Mindfulness is not a strong suit in western culture. A fast-paced, hectic lifestyle joined at the hip to myriad responsibilities creates an environment where the pursuit of mindfulness is at best a pipe dream for most people. Our minds are scattered between work, family, finances, and a plethora of other pressures contending for our attention. It is little wonder that most of us feel stressed, overwhelmed, and on the cusp of burnout most of the time.
The irony here is that mindfulness may very well constitute the solution to this ulcer-inducing way of life that most of us call “normal.” The fact is, once we really learn to be mindful and fully attentive to what we are doing, we become more efficient and able to accomplish more while expending less energy. Further, my personal experience has taught me that when I am truly conscious of my actions, my feelings, and my thoughts I am less likely to feel overwhelmed and stressed. I find that I can remain at least marginally centered in spite of conflicting pressures and voices jockeying for my attention.
Mindfulness is at its core a spiritual issue.
Although all faith systems stress mindfulness to some extent, nowhere is it a more central theme than in Buddhism. Mindful living is one of the central components of the Noble Eightfold Path described by Gautama Buddha as the path out of human discontent. I have found that when I make a consecrated commitment to work on mastering my monkey mind through consistent meditation practice and make efforts to become more mindful, life becomes generally better.
Nothing really changes externally the same pressures, responsibilities, deadlines, and stress they are all still there. But something gradually begins to change internally as a personal anchor of centeredness begins to take shape. Although I am not perfect at it and certainly I am a long way from the calm demeanor of a Mahatma Gandhi, I am less likely to appear as a trance channel for Yosemite Sam.
Personally, I find it hard to wrap words around the full array of positive qualities that emerge from the practice of meditation and becoming more mindful. Perhaps that is one of the reasons I appreciate the work of Jon Kabat-Zinn, a pioneer in the use of mindfulness and meditation practice in health applications. Kabat-Zinn, in his book Coming to Our Senses, gives one of the best descriptions I have encountered:
Meditation as an act of love
“More than anything else, I have come to see meditation as an act of love, an inward gesture of benevolence and kindness toward ourselves and toward others, a gesture of the heart that recognizes our perfection even in our obvious imperfection, with all our shortcomings, our wounds, our attachments, our vexations, and our persistent habits of unawareness. It is a very brave gesture: to take one’s seat for a time and drop in on the present moment without adornment. In stopping, looking, and listening, in giving ourselves over to all our senses, including mind, in any moment, we are in that moment embodying what we hold most sacred in life.
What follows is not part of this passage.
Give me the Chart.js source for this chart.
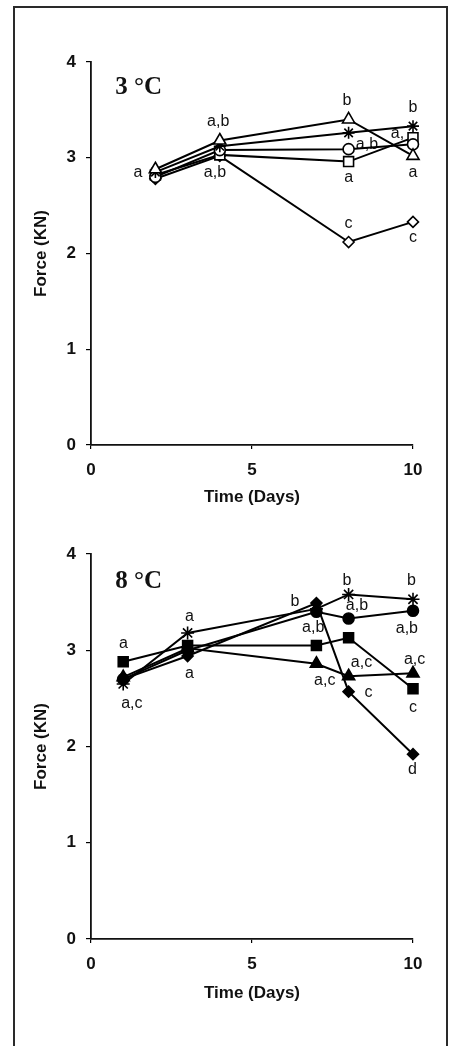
<!DOCTYPE html>
<html>
<head>
<meta charset="utf-8">
<script src="https://cdn.jsdelivr.net/npm/chart.js@4.4.1/dist/chart.umd.min.js"></script>
<style>
  html, body { margin: 0; padding: 0; background: #fff; }
  body { width: 454px; height: 1046px; position: relative; overflow: hidden; }
  #frame { position: absolute; left: 13px; top: 6px; width: 435px; height: 1100px;
           border: 2px solid #2a2a2a; box-sizing: border-box; }
  .wrap { position: absolute; left: 0; width: 454px; }
  canvas { display: block; }
</style>
</head>
<body>
<div id="frame"></div>
<div class="wrap" style="top:0;height:520px;"><canvas id="c1" width="454" height="520"></canvas></div>
<div class="wrap" style="top:520px;height:526px;"><canvas id="c2" width="454" height="526"></canvas></div>
<script>
// ---------- Data: 3 °C panel ----------
const daysTop = [2, 4, 8, 10];
const top_triangle = [2.88, 3.18, 3.40, 3.02];
const top_star     = [2.85, 3.12, 3.26, 3.33];
const top_circle   = [2.80, 3.08, 3.09, 3.14];
const top_square   = [2.82, 3.03, 2.96, 3.21];
const top_diamond  = [2.78, 3.02, 2.12, 2.33];
const topLabelText = ["a", "a,b", "a,b", "b", "a,b", "a", "c", "b", "a,", "a", "c"];
const topLabelX    = [1.46, 3.95, 3.85, 7.95, 8.57, 8.0, 8.0, 10.0, 9.52, 10.0, 10.0];
const topLabelY    = [2.84, 3.38, 2.84, 3.60, 3.14, 2.79, 2.31, 3.52, 3.25, 2.84, 2.17];

// ---------- Data: 8 °C panel ----------
const daysBottom = [1, 3, 7, 8, 10];
const bot_square   = [2.88, 3.05, 3.05, 3.13, 2.60];
const bot_triangle = [2.72, 3.02, 2.86, 2.73, 2.76];
const bot_star     = [2.65, 3.18, 3.43, 3.58, 3.53];
const bot_circle   = [2.70, 3.00, 3.40, 3.33, 3.41];
const bot_diamond  = [2.70, 2.94, 3.49, 2.57, 1.92];
const botLabelText = ["a", "a,c", "a", "a", "b", "a,b", "a,c", "b", "a,b", "a,c", "c", "b", "a,b", "a,c", "c", "d"];
const botLabelX    = [1.01, 1.27, 3.06, 3.06, 6.33, 6.90, 7.26, 7.95, 8.26, 8.40, 8.62, 9.95, 9.81, 10.05, 10.0, 9.98];
const botLabelY    = [3.07, 2.45, 3.35, 2.76, 3.51, 3.24, 2.68, 3.72, 3.46, 2.87, 2.56, 3.72, 3.23, 2.90, 2.40, 1.76];

// ---------- Axis ticks ----------
const xTickValues = [0, 5, 10];
const yTickValues = [0, 1, 2, 3, 4];

const pts = (xs, ys) => xs.map((x, i) => ({ x: x, y: ys[i] }));

function ds(xs, ys, style, filled, radius) {
  return {
    data: pts(xs, ys),
    borderColor: '#000',
    borderWidth: 2,
    pointStyle: style,
    pointRadius: radius,
    pointBorderColor: '#000',
    pointBorderWidth: 1.6,
    pointBackgroundColor: filled ? '#000' : '#fff',
    tension: 0,
    fill: false,
    clip: false
  };
}

const labelPlugin = {
  id: 'pointLabels',
  beforeDatasetsDraw(chart, args, opts) {
    const { ctx, scales } = chart;
    ctx.save();
    ctx.fillStyle = '#111';
    ctx.font = '16px "Liberation Sans", Arial, sans-serif';
    ctx.textAlign = 'center';
    ctx.textBaseline = 'middle';
    opts.text.forEach((t, i) => {
      ctx.fillText(t, scales.x.getPixelForValue(opts.xs[i]), scales.y.getPixelForValue(opts.ys[i]));
    });
    // panel title
    ctx.font = 'bold 25px "Liberation Serif", "Times New Roman", serif';
    ctx.textAlign = 'left';
    ctx.fillText(opts.title, scales.x.getPixelForValue(opts.titleX), scales.y.getPixelForValue(opts.titleY));
    ctx.restore();
  }
};

function makeChart(id, datasets, labelOpts, padTop, xAxisHeight, xTitlePadBottom) {
  return new Chart(document.getElementById(id), {
    type: 'line',
    data: { datasets: datasets },
    plugins: [labelPlugin],
    options: {
      responsive: false,
      animation: false,
      events: [],
      layout: { padding: { left: 0, right: 41, top: padTop, bottom: 0 } },
      plugins: {
        legend: { display: false },
        tooltip: { enabled: false },
        pointLabels: labelOpts
      },
      scales: {
        x: {
          type: 'linear',
          min: 0, max: 10,
          afterBuildTicks: s => { s.ticks = xTickValues.map(v => ({ value: v })); },
          afterFit: s => { s.height = xAxisHeight; },
          grid: { display: true, drawOnChartArea: false, drawTicks: true, tickLength: 4, color: '#000', lineWidth: 1.2 },
          border: { display: true, color: '#111', width: 1.8 },
          ticks: { color: '#111', padding: 11, font: { family: '"Liberation Sans", Arial, sans-serif', size: 17, weight: 'bold' } },
          title: { display: true, text: 'Time (Days)', color: '#111',
                   padding: { top: 0, bottom: xTitlePadBottom },
                   font: { family: '"Liberation Sans", Arial, sans-serif', size: 17, weight: 'bold' } }
        },
        y: {
          type: 'linear',
          min: 0, max: 4,
          afterBuildTicks: s => { s.ticks = yTickValues.map(v => ({ value: v })); },
          afterFit: s => { s.width = 91; },
          grid: { display: true, drawOnChartArea: false, drawTicks: true, tickLength: 5, color: '#000', lineWidth: 1.2 },
          border: { display: true, color: '#111', width: 1.8 },
          ticks: { color: '#111', padding: 10, font: { family: '"Liberation Sans", Arial, sans-serif', size: 17, weight: 'bold' } },
          title: { display: true, text: 'Force (KN)', color: '#111',
                   padding: { top: 31, bottom: 0 },
                   font: { family: '"Liberation Sans", Arial, sans-serif', size: 17, weight: 'bold' } }
        }
      }
    }
  });
}

makeChart('c1', [
  ds(daysTop, top_triangle, 'triangle', false, 7),
  ds(daysTop, top_star, 'star', false, 6),
  ds(daysTop, top_circle, 'circle', false, 5.5),
  ds(daysTop, top_square, 'rect', false, 7),
  ds(daysTop, top_diamond, 'rectRot', false, 5.5)
], { text: topLabelText, xs: topLabelX, ys: topLabelY, title: '3 °C', titleX: 0.75, titleY: 3.73 },
   62, 75, 12);

makeChart('c2', [
  ds(daysBottom, bot_square, 'rect', true, 7),
  ds(daysBottom, bot_triangle, 'triangle', true, 7),
  ds(daysBottom, bot_star, 'star', false, 6.5),
  ds(daysBottom, bot_circle, 'circle', true, 5.5),
  ds(daysBottom, bot_diamond, 'rectRot', true, 5.5)
], { text: botLabelText, xs: botLabelX, ys: botLabelY, title: '8 °C', titleX: 0.75, titleY: 3.71 },
   34, 107, 42);
</script>
</body>
</html>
In making the gesture, which might include assuming a specific posture for formal meditation, but could also involve simply becoming more mindful or more forgiving of ourselves, immediately reminds us and re-bodies us. In a sense, you could say it refreshes us, makes this moment fresh, timeless, free up, wide open. In such moments, we transcend who we think we are. We go beyond our stories and all our incessant thinking, however deep and important it sometimes is, and reside in seeing what is here to be seen and the direct, non-conceptual knowing of what is here to be known, which we don’t have to seek because it is already and always here…In words, it may sound like an idealization. Experienced, it is merely what it is, life expressing itself, sentience quivering within infinity, with things just as they are.”
From Kabat-Zinn’s description, it is obvious that coming to live in the present moment, to be mindfully attentive to what is happening in front of our eyes, is a spiritual experience of high significance. On rare occasions, we may be granted by grace a glimpse of this unadorned reality of “just what is” beyond our ideas about what is. These moments are personal epiphanies, always remembered and transformational in nature.
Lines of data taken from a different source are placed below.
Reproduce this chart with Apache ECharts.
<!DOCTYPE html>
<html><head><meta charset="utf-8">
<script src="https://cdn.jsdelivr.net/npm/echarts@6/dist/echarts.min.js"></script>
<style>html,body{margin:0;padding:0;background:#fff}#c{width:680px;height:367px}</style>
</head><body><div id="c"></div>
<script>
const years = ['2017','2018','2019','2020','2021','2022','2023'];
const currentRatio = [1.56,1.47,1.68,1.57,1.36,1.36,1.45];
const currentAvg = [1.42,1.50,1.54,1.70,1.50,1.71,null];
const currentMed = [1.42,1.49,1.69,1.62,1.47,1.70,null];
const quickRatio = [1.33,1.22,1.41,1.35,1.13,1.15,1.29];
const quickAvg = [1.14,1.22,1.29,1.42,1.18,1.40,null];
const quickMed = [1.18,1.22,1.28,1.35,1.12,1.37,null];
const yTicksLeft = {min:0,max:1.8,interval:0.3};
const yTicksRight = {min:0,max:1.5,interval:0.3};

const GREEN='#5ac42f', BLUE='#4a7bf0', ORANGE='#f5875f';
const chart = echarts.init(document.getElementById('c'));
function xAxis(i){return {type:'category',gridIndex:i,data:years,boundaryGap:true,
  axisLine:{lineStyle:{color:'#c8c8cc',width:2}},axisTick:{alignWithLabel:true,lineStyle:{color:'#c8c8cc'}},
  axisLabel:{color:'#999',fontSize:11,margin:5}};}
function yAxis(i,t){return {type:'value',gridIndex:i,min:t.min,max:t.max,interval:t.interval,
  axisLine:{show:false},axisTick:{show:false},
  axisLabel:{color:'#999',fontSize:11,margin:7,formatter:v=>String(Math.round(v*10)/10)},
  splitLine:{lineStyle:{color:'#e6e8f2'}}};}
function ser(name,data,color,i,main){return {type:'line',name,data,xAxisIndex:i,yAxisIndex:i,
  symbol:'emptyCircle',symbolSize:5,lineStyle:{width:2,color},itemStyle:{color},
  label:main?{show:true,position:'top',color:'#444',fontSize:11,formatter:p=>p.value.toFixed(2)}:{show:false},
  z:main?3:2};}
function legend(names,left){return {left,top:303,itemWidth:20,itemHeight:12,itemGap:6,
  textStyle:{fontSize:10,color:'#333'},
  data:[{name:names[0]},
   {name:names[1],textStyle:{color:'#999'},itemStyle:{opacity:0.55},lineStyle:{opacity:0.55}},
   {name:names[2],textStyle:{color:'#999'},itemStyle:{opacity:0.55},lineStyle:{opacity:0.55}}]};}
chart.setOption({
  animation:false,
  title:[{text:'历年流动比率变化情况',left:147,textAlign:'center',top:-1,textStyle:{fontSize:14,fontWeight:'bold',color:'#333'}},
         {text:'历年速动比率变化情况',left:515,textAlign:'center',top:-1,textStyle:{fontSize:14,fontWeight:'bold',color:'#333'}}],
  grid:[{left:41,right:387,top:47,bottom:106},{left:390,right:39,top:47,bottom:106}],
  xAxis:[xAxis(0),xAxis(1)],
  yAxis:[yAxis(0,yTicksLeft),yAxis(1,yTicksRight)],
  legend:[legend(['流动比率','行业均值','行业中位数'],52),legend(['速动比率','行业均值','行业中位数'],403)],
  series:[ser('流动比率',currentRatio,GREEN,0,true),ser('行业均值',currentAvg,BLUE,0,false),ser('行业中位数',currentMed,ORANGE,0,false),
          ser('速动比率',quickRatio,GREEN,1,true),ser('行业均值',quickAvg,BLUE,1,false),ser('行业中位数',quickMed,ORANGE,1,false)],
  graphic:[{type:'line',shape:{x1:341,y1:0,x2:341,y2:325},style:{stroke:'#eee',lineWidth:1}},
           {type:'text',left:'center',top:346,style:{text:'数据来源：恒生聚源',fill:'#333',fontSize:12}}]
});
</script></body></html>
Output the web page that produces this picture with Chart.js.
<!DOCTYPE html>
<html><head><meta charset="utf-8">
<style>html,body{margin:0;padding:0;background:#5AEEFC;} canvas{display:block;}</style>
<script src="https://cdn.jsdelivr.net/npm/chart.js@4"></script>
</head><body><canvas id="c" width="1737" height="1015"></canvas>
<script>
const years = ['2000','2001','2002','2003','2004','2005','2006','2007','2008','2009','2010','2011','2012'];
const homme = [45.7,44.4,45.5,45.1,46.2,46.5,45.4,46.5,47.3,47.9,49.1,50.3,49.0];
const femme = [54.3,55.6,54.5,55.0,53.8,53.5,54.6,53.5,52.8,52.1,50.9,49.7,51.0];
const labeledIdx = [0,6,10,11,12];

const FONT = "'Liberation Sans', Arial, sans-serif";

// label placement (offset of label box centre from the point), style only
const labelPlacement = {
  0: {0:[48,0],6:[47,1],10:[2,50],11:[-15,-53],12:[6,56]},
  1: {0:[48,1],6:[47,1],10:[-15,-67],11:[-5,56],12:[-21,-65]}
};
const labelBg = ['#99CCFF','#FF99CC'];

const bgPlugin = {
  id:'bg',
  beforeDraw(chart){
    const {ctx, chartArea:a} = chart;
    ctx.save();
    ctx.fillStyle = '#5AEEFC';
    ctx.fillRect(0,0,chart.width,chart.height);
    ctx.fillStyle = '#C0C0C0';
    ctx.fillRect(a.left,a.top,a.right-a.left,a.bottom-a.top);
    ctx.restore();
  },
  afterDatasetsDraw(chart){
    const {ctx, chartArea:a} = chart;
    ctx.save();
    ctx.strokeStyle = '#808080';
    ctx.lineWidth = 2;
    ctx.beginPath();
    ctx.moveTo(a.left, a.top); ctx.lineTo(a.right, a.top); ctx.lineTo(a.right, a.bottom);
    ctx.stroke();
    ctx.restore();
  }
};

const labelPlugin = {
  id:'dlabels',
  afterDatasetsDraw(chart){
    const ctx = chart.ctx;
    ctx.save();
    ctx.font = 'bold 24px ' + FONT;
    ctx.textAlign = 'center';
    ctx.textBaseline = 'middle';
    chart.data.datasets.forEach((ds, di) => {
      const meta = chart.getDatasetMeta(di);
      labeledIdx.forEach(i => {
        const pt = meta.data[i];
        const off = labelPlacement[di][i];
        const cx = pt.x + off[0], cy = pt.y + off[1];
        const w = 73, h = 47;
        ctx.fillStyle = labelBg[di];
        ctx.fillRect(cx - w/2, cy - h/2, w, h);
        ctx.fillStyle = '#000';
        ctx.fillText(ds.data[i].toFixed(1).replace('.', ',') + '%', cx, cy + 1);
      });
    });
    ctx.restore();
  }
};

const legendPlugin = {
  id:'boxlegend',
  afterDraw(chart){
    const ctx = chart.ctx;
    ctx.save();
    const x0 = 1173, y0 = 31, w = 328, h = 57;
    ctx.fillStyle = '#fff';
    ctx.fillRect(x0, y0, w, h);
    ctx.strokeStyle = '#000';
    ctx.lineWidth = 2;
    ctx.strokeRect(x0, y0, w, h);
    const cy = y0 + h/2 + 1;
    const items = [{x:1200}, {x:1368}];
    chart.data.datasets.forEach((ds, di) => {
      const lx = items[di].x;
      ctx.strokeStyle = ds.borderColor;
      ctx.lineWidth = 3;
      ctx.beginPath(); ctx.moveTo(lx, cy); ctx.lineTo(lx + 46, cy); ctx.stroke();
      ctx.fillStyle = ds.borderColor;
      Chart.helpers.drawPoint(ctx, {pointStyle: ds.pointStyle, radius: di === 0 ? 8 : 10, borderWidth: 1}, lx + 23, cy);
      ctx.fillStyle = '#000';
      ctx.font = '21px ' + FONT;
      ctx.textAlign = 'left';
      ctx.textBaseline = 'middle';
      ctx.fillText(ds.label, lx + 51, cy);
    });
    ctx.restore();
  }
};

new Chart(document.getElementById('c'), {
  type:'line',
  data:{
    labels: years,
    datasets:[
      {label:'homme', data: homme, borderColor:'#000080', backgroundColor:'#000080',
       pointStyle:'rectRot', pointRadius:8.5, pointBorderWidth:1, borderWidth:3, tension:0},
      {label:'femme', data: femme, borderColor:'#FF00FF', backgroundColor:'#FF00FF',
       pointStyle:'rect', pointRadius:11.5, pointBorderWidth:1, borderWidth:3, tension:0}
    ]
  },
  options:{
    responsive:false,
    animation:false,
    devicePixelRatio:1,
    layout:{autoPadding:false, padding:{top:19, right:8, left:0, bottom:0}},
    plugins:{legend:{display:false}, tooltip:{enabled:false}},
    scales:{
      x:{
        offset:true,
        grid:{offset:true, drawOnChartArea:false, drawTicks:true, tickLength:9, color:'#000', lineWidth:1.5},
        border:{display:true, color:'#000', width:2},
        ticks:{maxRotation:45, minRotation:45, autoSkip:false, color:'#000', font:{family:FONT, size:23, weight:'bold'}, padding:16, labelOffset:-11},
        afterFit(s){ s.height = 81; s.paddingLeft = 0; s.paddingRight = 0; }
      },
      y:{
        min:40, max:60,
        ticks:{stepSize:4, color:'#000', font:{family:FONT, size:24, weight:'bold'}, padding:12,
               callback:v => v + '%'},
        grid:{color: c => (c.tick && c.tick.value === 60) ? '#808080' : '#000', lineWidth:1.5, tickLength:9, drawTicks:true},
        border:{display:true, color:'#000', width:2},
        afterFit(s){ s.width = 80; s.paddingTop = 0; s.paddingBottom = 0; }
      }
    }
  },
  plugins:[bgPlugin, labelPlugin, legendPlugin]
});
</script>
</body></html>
As special as these moments are, they rarely come frequently unless a person prepares the soil for their coming. That is where meditation comes in. Teachers from all faith traditions stress the importance of spending time in meditation and/or contemplation. For some reason not completely apparent, the more time we spend in the proximity of the “Sacred Silence,” the more likely we are to experience these divine moments of pristine clarity. Meditation, whatever form it may take, appears to prepare the soil of our being for the coming of these special times when we actually see what is before us. Meditation and mindfulness are the twin practices that increase our capacity to be receptive to these divine gifts of the Spirit.
The power of meditation
In my own experience, those forms of meditation that lend themselves to the quieting of the mind have proved the most beneficial when it comes to opening up to the kind of special encounters described above. My preference has been the utilization of techniques involving focusing my attention on my breathing as an anchor to which my often skittering mind is tethered and brought under at least a modicum of control. For others, mediations involving visualization, chanting, or mantra may be more conducive to the experience we are discussing. Whatever the technique, the important component is the regularity of practice. The more we meditate, the more mindful we will become. This is a simple equation, but it has been consistently verified.
I am of the firm conviction that the more mindful people become, the more they will be able to master themselves and by doing so, behave in ways that are less problematic and more harmonious. Meditation is the pathway to mindfulness and mindfulness is true, a great blessing to one and all.